O espetáculo sem graça

Sempre fui a favor da vida, independentemente do mal que determinada vida tivesse causado a outra. Sempre pensei na vida como bem supremo, que ninguém tem o direito de tirar, nem dos outros e nem de si mesmo. Mas me questiono conforme a evolução da condição humana, que concepções existem sobre a vida?

Ah a vida! O que é isso hoje? O que representa? Tudo ou nada ou os dois ao mesmo tempo. Vejo a todo instante vidas serem banalizadas; pessoas, que já nem sei mais se podem ser chamadas assim, padecem aos nossos olhos e achamos tudo normal, conseqüência do progresso, da urbanização das cidades, antes, quando o mundo parecia mais uma grande fazenda, sem iluminação pública, sem asfalto, sem trânsito congestionado, sem malabaristas no sinal, sem violência 24hs, não tinha nada disso. É certo, é conveniente e consolador pensar que uns tem que ganhar, outros tem que perder, ninguém vai ser feliz o tempo todo. Não. Não, não vamos ser românticos a ponto de achar que todos somos iguais e que as pessoas um dia irão se amar, viver em sociedade, em comunidade, na verdadeira acepção do termo, viver em comum unidade.
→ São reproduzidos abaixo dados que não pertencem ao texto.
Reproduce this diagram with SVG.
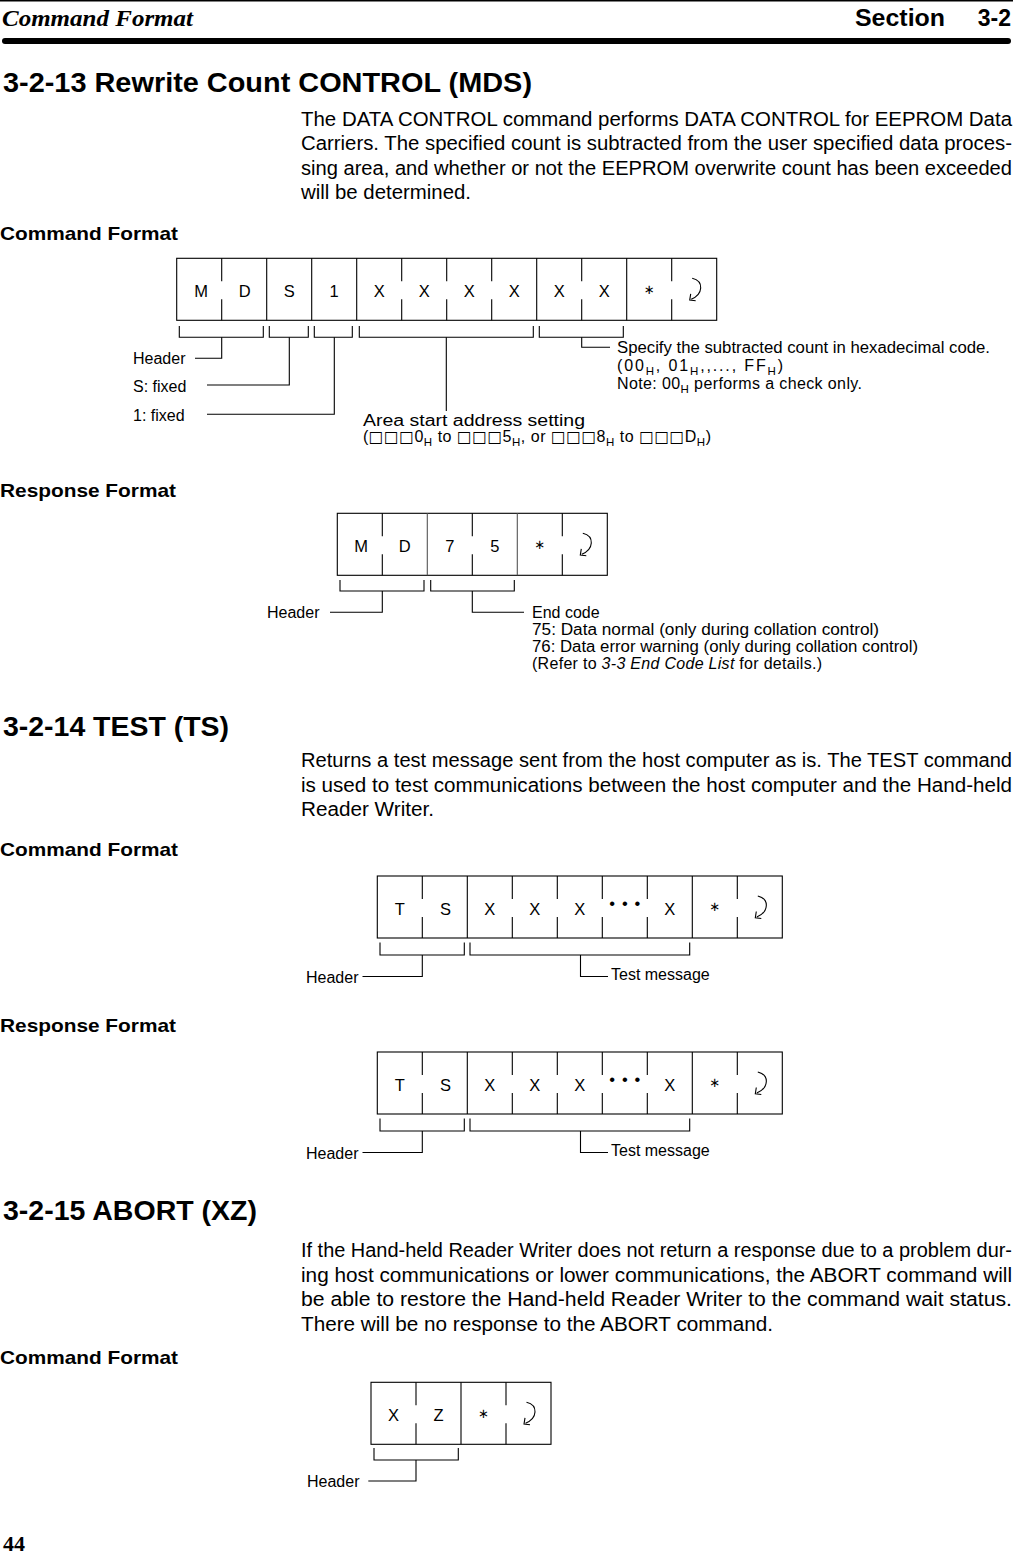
<svg xmlns="http://www.w3.org/2000/svg" width="1013" height="1558" viewBox="0 0 1013 1558">
<style>
  .bg{fill:#fff}
  .ln{fill:none;stroke:#000;stroke-width:1.1}
  .lg{fill:none;stroke:#555;stroke-width:1.1}
  .cell{font-family:"Liberation Sans","DejaVu Sans",sans-serif;font-size:16.5px;fill:#000;text-anchor:middle}
  .ast{font-family:"DejaVu Sans",sans-serif;font-size:13px;fill:#000;text-anchor:middle}
  .lab{font-family:"Liberation Sans","DejaVu Sans",sans-serif;font-size:16px;fill:#000}
  .sq{font-family:"DejaVu Sans",sans-serif;font-size:15.5px}
  .sub{font-size:11.5px}
  .body{font-family:"Liberation Sans",sans-serif;font-size:20px;fill:#000}
  .h{font-family:"Liberation Sans",sans-serif;font-size:27px;font-weight:bold;fill:#000}
  .fmt{font-family:"Liberation Sans",sans-serif;font-size:19px;font-weight:bold;fill:#000}
</style>
<defs>
  <g id="ret">
    <path d="M-2,20 C10,23 9,36 -3,41" fill="none" stroke="#000" stroke-width="1.1"/>
    <path d="M-3.5,35.5 L-4.5,41.8 L1.5,42.5" fill="none" stroke="#000" stroke-width="1.1"/>
  </g>
</defs>
<rect class="bg" x="0" y="0" width="1013" height="1558"/>

<!-- page header -->
<g id="page-header">
  <line x1="0" y1="0.7" x2="1013" y2="0.7" stroke="#000" stroke-width="1.4"/>
  <text x="2" y="26" font-family="Liberation Serif,serif" font-style="italic" font-weight="bold" font-size="23" textLength="191" lengthAdjust="spacingAndGlyphs">Command Format</text>
  <text x="855" y="26" font-family="Liberation Sans,sans-serif" font-weight="bold" font-size="23" textLength="90" lengthAdjust="spacingAndGlyphs">Section</text>
  <text x="1011" y="26" font-family="Liberation Sans,sans-serif" font-weight="bold" font-size="23" text-anchor="end">3-2</text>
  <rect x="2" y="38" width="1009" height="6" rx="3" fill="#000"/>
</g>

<!-- section 3-2-13 -->
<g id="sec-3-2-13">
  <text class="h" x="3" y="92" textLength="529" lengthAdjust="spacingAndGlyphs">3-2-13 Rewrite Count CONTROL (MDS)</text>
  <text class="body" x="301" y="125.5" textLength="711" lengthAdjust="spacingAndGlyphs">The DATA CONTROL command performs DATA CONTROL for EEPROM Data</text>
  <text class="body" x="301" y="150" textLength="711" lengthAdjust="spacingAndGlyphs">Carriers. The specified count is subtracted from the user specified data proces-</text>
  <text class="body" x="301" y="174.5" textLength="711" lengthAdjust="spacingAndGlyphs">sing area, and whether or not the EEPROM overwrite count has been exceeded</text>
  <text class="body" x="301" y="199" textLength="170" lengthAdjust="spacingAndGlyphs">will be determined.</text>
  <text class="fmt" x="0" y="240" textLength="178" lengthAdjust="spacingAndGlyphs">Command Format</text>
  <text class="fmt" x="0" y="497" textLength="176" lengthAdjust="spacingAndGlyphs">Response Format</text>
</g>

<!-- command frame MDS -->
<g id="frame-mds">
  <rect class="ln" x="176.7" y="258.3" width="540" height="62"/>
  <path class="ln" d="M221.7,258.3v23M221.7,299.3v21 M266.7,258.3v62 M311.7,258.3v62 M356.7,258.3v62 M401.7,258.3v23M401.7,299.3v21 M446.7,258.3v23M446.7,299.3v21 M491.7,258.3v23M491.7,299.3v21 M536.7,258.3v62 M581.7,258.3v23M581.7,299.3v21 M626.7,258.3v62 M671.7,258.3v23M671.7,299.3v21"/>
  <text class="cell" x="201" y="297">M</text>
  <text class="cell" x="244.7" y="297">D</text>
  <text class="cell" x="289.2" y="297">S</text>
  <text class="cell" x="334.2" y="297">1</text>
  <text class="cell" x="379.2" y="297">X</text>
  <text class="cell" x="424.2" y="297">X</text>
  <text class="cell" x="469.2" y="297">X</text>
  <text class="cell" x="514.2" y="297">X</text>
  <text class="cell" x="559.2" y="297">X</text>
  <text class="cell" x="604.2" y="297">X</text>
  <text class="ast" x="649.2" y="293.5">∗</text>
  <use href="#ret" x="694.2" y="258.3"/>
</g>

<g id="mds-labels">
  <text class="lab" x="133" y="364">Header</text>
  <text class="lab" x="133" y="391.5">S: fixed</text>
  <text class="lab" x="133" y="421">1: fixed</text>
  <text class="lab" x="363" y="425.5" textLength="222" lengthAdjust="spacingAndGlyphs">Area start address setting</text>
  <text class="lab" x="363" y="441.5" textLength="348" lengthAdjust="spacing">(<tspan class="sq">□□□</tspan>0<tspan class="sub" dy="4">H</tspan><tspan dy="-4"> to </tspan><tspan class="sq">□□□</tspan>5<tspan class="sub" dy="4">H</tspan><tspan dy="-4">, or </tspan><tspan class="sq">□□□</tspan>8<tspan class="sub" dy="4">H</tspan><tspan dy="-4"> to </tspan><tspan class="sq">□□□</tspan>D<tspan class="sub" dy="4">H</tspan><tspan dy="-4">)</tspan></text>
  <text class="lab" x="617" y="353" textLength="373" lengthAdjust="spacingAndGlyphs">Specify the subtracted count in hexadecimal code.</text>
  <text class="lab" x="617" y="371" textLength="166" lengthAdjust="spacing">(00<tspan class="sub" dy="4">H</tspan><tspan dy="-4">, 01</tspan><tspan class="sub" dy="4">H</tspan><tspan dy="-4">,,..., FF</tspan><tspan class="sub" dy="4">H</tspan><tspan dy="-4">)</tspan></text>
  <text class="lab" x="617" y="389" textLength="245" lengthAdjust="spacing">Note: 00<tspan class="sub" dy="4">H</tspan><tspan dy="-4"> performs a check only.</tspan></text>
</g>

<!-- response frame MD75 -->
<g id="frame-md75">
  <rect class="ln" x="337.3" y="513.3" width="270" height="62"/>
  <path class="ln" d="M382.3,513.3v23M382.3,554.3v21 M472.3,513.3v23M472.3,554.3v21 M562.3,513.3v23M562.3,554.3v21"/>
  <path class="lg" d="M427.3,513.3v62 M517.3,513.3v62"/>
  <text class="cell" x="361" y="552">M</text>
  <text class="cell" x="404.8" y="552">D</text>
  <text class="cell" x="449.8" y="552">7</text>
  <text class="cell" x="494.8" y="552">5</text>
  <text class="ast" x="539.8" y="548.5">∗</text>
  <use href="#ret" x="584.8" y="513.3"/>
</g>

<g id="md75-labels">
  <text class="lab" x="267" y="618">Header</text>
  <text class="lab" x="532" y="618">End code</text>
  <text class="lab" x="532" y="635" textLength="347" lengthAdjust="spacingAndGlyphs">75: Data normal (only during collation control)</text>
  <text class="lab" x="532" y="652" textLength="386" lengthAdjust="spacingAndGlyphs">76: Data error warning (only during collation control)</text>
  <text class="lab" x="532" y="669" textLength="290" lengthAdjust="spacing">(Refer to <tspan font-style="italic">3-3 End Code List</tspan> for details.)</text>
</g>

<!-- section 3-2-14 -->
<g id="sec-3-2-14">
  <text class="h" x="3" y="736" textLength="226" lengthAdjust="spacingAndGlyphs">3-2-14 TEST (TS)</text>
  <text class="body" x="301" y="767" textLength="711" lengthAdjust="spacingAndGlyphs">Returns a test message sent from the host computer as is. The TEST command</text>
  <text class="body" x="301" y="791.5" textLength="711" lengthAdjust="spacingAndGlyphs">is used to test communications between the host computer and the Hand-held</text>
  <text class="body" x="301" y="816" textLength="133" lengthAdjust="spacingAndGlyphs">Reader Writer.</text>
  <text class="fmt" x="0" y="856" textLength="178" lengthAdjust="spacingAndGlyphs">Command Format</text>
  <text class="fmt" x="0" y="1032" textLength="176" lengthAdjust="spacingAndGlyphs">Response Format</text>
</g>

<g id="frame-ts-cmd">
  <rect class="ln" x="377.3" y="876" width="405" height="62"/>
  <path class="ln" d="M422.3,876v23M422.3,917v21 M467.3,876v62 M512.3,876v23M512.3,917v21 M557.3,876v23M557.3,917v21 M602.3,876v23M602.3,917v21 M647.3,876v23M647.3,917v21 M692.3,876v62 M737.3,876v23M737.3,917v21"/>
  <text class="cell" x="399.8" y="914.7">T</text>
  <text class="cell" x="445.5" y="914.7">S</text>
  <text class="cell" x="489.8" y="914.7">X</text>
  <text class="cell" x="534.8" y="914.7">X</text>
  <text class="cell" x="579.8" y="914.7">X</text>
  <text class="cell" x="624.8" y="909" font-size="12" textLength="31" lengthAdjust="spacing">• • •</text>
  <text class="cell" x="669.8" y="914.7">X</text>
  <text class="ast" x="714.8" y="911">∗</text>
  <use href="#ret" x="759.8" y="876"/>
</g>

<g id="frame-ts-resp">
  <rect class="ln" x="377.3" y="1052" width="405" height="62"/>
  <path class="ln" d="M422.3,1052v23M422.3,1093v21 M467.3,1052v62 M512.3,1052v23M512.3,1093v21 M557.3,1052v23M557.3,1093v21 M602.3,1052v23M602.3,1093v21 M647.3,1052v23M647.3,1093v21 M692.3,1052v62 M737.3,1052v23M737.3,1093v21"/>
  <text class="cell" x="399.8" y="1090.7">T</text>
  <text class="cell" x="445.5" y="1090.7">S</text>
  <text class="cell" x="489.8" y="1090.7">X</text>
  <text class="cell" x="534.8" y="1090.7">X</text>
  <text class="cell" x="579.8" y="1090.7">X</text>
  <text class="cell" x="624.8" y="1085" font-size="12" textLength="31" lengthAdjust="spacing">• • •</text>
  <text class="cell" x="669.8" y="1090.7">X</text>
  <text class="ast" x="714.8" y="1087">∗</text>
  <use href="#ret" x="759.8" y="1052"/>
</g>

<g id="ts-labels">
  <text class="lab" x="306" y="982.5">Header</text>
  <text class="lab" x="611" y="980">Test message</text>
  <text class="lab" x="306" y="1158.5">Header</text>
  <text class="lab" x="611" y="1156">Test message</text>
</g>

<!-- section 3-2-15 -->
<g id="sec-3-2-15">
  <text class="h" x="3" y="1220" textLength="254" lengthAdjust="spacingAndGlyphs">3-2-15 ABORT (XZ)</text>
  <text class="body" x="301" y="1257" textLength="711" lengthAdjust="spacingAndGlyphs">If the Hand-held Reader Writer does not return a response due to a problem dur-</text>
  <text class="body" x="301" y="1281.5" textLength="711" lengthAdjust="spacingAndGlyphs">ing host communications or lower communications, the ABORT command will</text>
  <text class="body" x="301" y="1306" textLength="711" lengthAdjust="spacingAndGlyphs">be able to restore the Hand-held Reader Writer to the command wait status.</text>
  <text class="body" x="301" y="1330.5" textLength="472" lengthAdjust="spacingAndGlyphs">There will be no response to the ABORT command.</text>
  <text class="fmt" x="0" y="1364" textLength="178" lengthAdjust="spacingAndGlyphs">Command Format</text>
</g>

<g id="frame-xz">
  <rect class="ln" x="371" y="1382.3" width="180" height="62"/>
  <path class="ln" d="M416,1382.3v23M416,1423.3v21 M461,1382.3v62 M506,1382.3v23M506,1423.3v21"/>
  <text class="cell" x="393.5" y="1421">X</text>
  <text class="cell" x="438.5" y="1421">Z</text>
  <text class="ast" x="483.5" y="1417.5">∗</text>
  <use href="#ret" x="528.5" y="1382.3"/>
</g>

<g id="xz-labels">
  <text class="lab" x="307" y="1487">Header</text>
</g>

<!-- connectors: brackets and leader lines -->
<g id="connectors" class="ln">
  <path d="M179.3,326V337.3H263.3V326 M269.3,326V337.3H308.3V326 M314.3,326V337.3H352.3V326 M359.3,326V337.3H533.3V326 M539.3,326V337.3H623.3V326"/>
  <path d="M221.7,337.3V358.3H195 M289.3,337.3V385H207 M334.3,337.3V414.3H207 M446.3,337.3V411 M581.7,337.3V347.3H610"/>
  <path d="M340,580V591H424V580 M430.7,580V591H514.3V580"/>
  <path d="M382.3,591V612.3H330 M472.3,591V612.3H524"/>
  <path d="M380,942.5V955H464.3V942.5 M470,942.5V955H689.7V942.5"/>
  <path d="M422.3,955V976.5H362.5 M580.5,955V976.5H608"/>
  <path d="M380,1118.5V1131H464.3V1118.5 M470,1118.5V1131H689.7V1118.5"/>
  <path d="M422.3,1131V1152.5H362.5 M580.5,1131V1152.5H608"/>
  <path d="M374,1448V1460H458.3V1448"/>
  <path d="M416,1460V1481H368.3"/>
</g>

<g id="footer">
  <text x="3" y="1551" font-family="Liberation Serif,serif" font-weight="bold" font-size="22">44</text>
</g>
</svg>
Isso me deprime! Acho que sou dessas sonhadoras que aspiram por um espaço global mais justo e igualitário. Mas de que me adianta, tantos, antes de mim pensaram assim. Inspiro-me em Paulo Freire que deu sua vida em função de uma proposta político-educativa, ou melhor, uma causa verdadeiramente humana e humanista, comprometida com a inserção de todas as classes, todas as raças. Ele sonhou e durante toda sua vida reafirmou sua utopia de unificação social.

Quando sou surpreendida pelas “novidades” americanas, me deparo com o caos a que o homo sapiens constantemente condiciona as relações humanas, que de humanas, cá pra nós, já não tem mais nada! Na primeira vez que ouvi a notícia da condenação de Saddam Hussein por enforcamento, no último dia 05, o primeiro pensamento que me ocorreu foi o de piada. Uma piada sem graça... Para mim essa prática tinha caído em desuso, coisas para livro de História ou filme de época. Mas, como profetizava Cazuza, ”... eu vejo o futuro repetir o passado, eu vejo um museu de grandes novidades...”.

É em meio a essa realidade caótica que me vejo sem coragem de colocar um filho no mundo! Tenho pena dele! Não é merecedor de um destino cruel como esse: nascer num mundo e numa época onde não existe nem o direito, por mais terrível e abominável que se possa ser, de morrer com dignidade. Sim, eu acredito na dignidade e pelo menos na morte ela deve existir, seja essa morte a de um sujeito de bem ou de um tirano inescrupuloso. Tudo isso porque acredito que não cabe a nós o julgamento de criatura nenhuma.

O que percebo nesse jogo sem tréguas é a imparcialidade de alguns ou a idéia do típico sujeito acomodado, acrítico, detentor do discurso do “não tô nem aí, não é comigo e não vou me preocupar...” Tenho profunda pena de pessoas assim e me sinto culpada por ter pena, um dos piores sentimentos que pode existir. Pena, pena de que, pra quê? Afinal, tantos morrem por aí das piores formas, não é mesmo? “Vamos mostrar ao mundo que existe justiça!” Só sei que preferia tirar minha própria vida a ter que morrer à custa de um jogo propagandístico. A favor de quem? Para quem se dar bem?

A resposta a essa questão todos nós temos e isso me enoja. Nessa guerra não tomo o partido de ninguém, pois em guerras não existem vítimas ou carrascos, todos estão dispostos a matar, a morrer e a destruir. Acredito que esse veredicto afundará o Iraque, marcado pelo sectarismo e pelos conflitos religiosos, em mais violência e derramamento de sangue, se é que isso ainda é possível.

Tenho uma sugestão e acho que ela irá agradar ao povo norte-americano e a todos os simpatizantes da idéia da morte forca. Vamos montar um palco iluminado, muitas luzes e som, acender fogueiras, chamar toda a imprensa e todos os curiosos caçadores de tragédias, aqueles que, como na Idade Média, idade sombria, marcada pelo pensamento egocêntrico, se deliciavam com os espetáculos de extermínio em praça pública e... De graça! Bárbaro! Nos dois sentidos do vocábulo! Eu tenho vergonha de pertencer à mesma raça de "humanos" que às custas da humilhação e do sofrimento alheio, buscam o heroísmo e a auto-redenção.